The implementation of smart policies, for instance, requires a well-suited reorganisation of local governance and regulation systems, as well as a certain alignment of public and private actors’ incentives, and an important renewal effort by service suppliers, platform managers and not least, by the final users.
The launch of a Working Group on "Local services and Infrastructures in smart cities” is grounded on the awareness of the difficulties that public administrations have to face in order to create or implement smart services and infrastructures and of the need to understand which are the factors driving the development of smart city projects. The collection and the comparison of technological, regulatory and financial policies adopted at the local level are necessary in order to better identify which strategies and which instruments are able to determine the success (or failure) of the smart development and are able to drive a smart urban growth and ameliorate citizens’ quality of life.

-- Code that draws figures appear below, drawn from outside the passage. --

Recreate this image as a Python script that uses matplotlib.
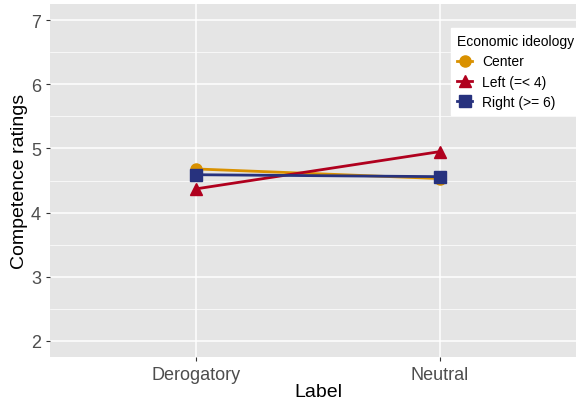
import numpy as np
import matplotlib
matplotlib.use("Agg")
import matplotlib.pyplot as plt
from matplotlib.ticker import MultipleLocator

plt.rcParams['font.family'] = ['Liberation Sans', 'DejaVu Sans']

# data
labels = ["Derogatory", "Neutral"]
center = [4.68, 4.53]
left = [4.37, 4.95]
right = [4.59, 4.56]
yticks = [2, 3, 4, 5, 6, 7]

fig = plt.figure(figsize=(5.76, 4.02), dpi=100)
ax = fig.add_axes([50 / 576, 1 - 358 / 402, 536 / 576, 353 / 402])
ax.set_facecolor("#e5e5e5")

x = np.arange(1, len(labels) + 1)
ax.plot(x, center, color="#d99100", lw=2, marker="o", ms=8, label="Center", zorder=3)
ax.plot(x, left, color="#b0001e", lw=2, marker="^", ms=9, label="Left (=< 4)", zorder=4)
ax.plot(x, right, color="#27327e", lw=2, marker="s", ms=8, label="Right (>= 6)", zorder=5)

ax.set_xlim(0.4, 2.6)
ax.set_ylim(1.75, 7.25)
ax.set_xticks(x)
ax.set_xticklabels(labels)
ax.set_yticks(yticks)
ax.yaxis.set_minor_locator(MultipleLocator(0.5))
ax.grid(True, which="major", color="white", lw=1.1)
ax.grid(True, which="minor", axis="y", color="white", lw=0.5)
ax.set_axisbelow(True)
for s in ax.spines.values():
    s.set_visible(False)
ax.tick_params(which="major", colors="#333333", labelcolor="#4d4d4d", labelsize=13, length=3)
ax.tick_params(which="minor", length=0)
ax.set_xlabel("Label", fontsize=14, labelpad=0)
ax.set_ylabel("Competence ratings", fontsize=14, labelpad=2)

leg = fig.legend(loc="upper left", bbox_to_anchor=(444 / 576, 1 - 22 / 402),
                 title="Economic ideology", fontsize=10, title_fontsize=10,
                 frameon=True, fancybox=False, edgecolor="white", facecolor="white",
                 framealpha=1, handlelength=1.1, handletextpad=0.7,
                 labelspacing=0.45, borderpad=0.45, markerscale=1.0)
leg._legend_box.align = "left"

fig.savefig("out.png", dpi=100)
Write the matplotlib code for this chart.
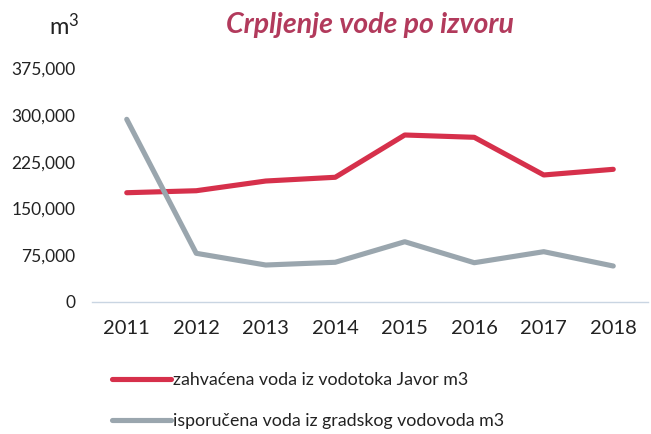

Guidelines for contributors
The Working Group on "Local services and infrastructures in the smart city” is soliciting paper proposals for the 26th NISPAcee Annual Conference on the topic of smart local policies, services, infrastructures, governance, finance and regulation.
In particular, papers tackling the following research topics are welcome:
·Architecture of smart services: implementation of traditional services/development of new services from technological, economic and regulatory perspectives.
·Regulatory framework of smart local services: how to create a smart city "between” local and central regulation.
·Smart governance: Governance challenges that smart city’s projects have to face.
·Financing smart projects: innovation, tools, possibilities and challenges.
·Social, economic and political inclusion in smart cities.
·Limits of the smart city concept: geographic, socio-economic and politico-administrative perspective.
Papers can present specific case studies from the NISPAcee region in particular, or provide a comparative analysis with different NISPAcee countries or between NISPAcee countries and other geographical areas.
Contributions from different areas of expertise are highly welcome, and in particular: public administration, economics, public policy, industrial economics, law, sociology.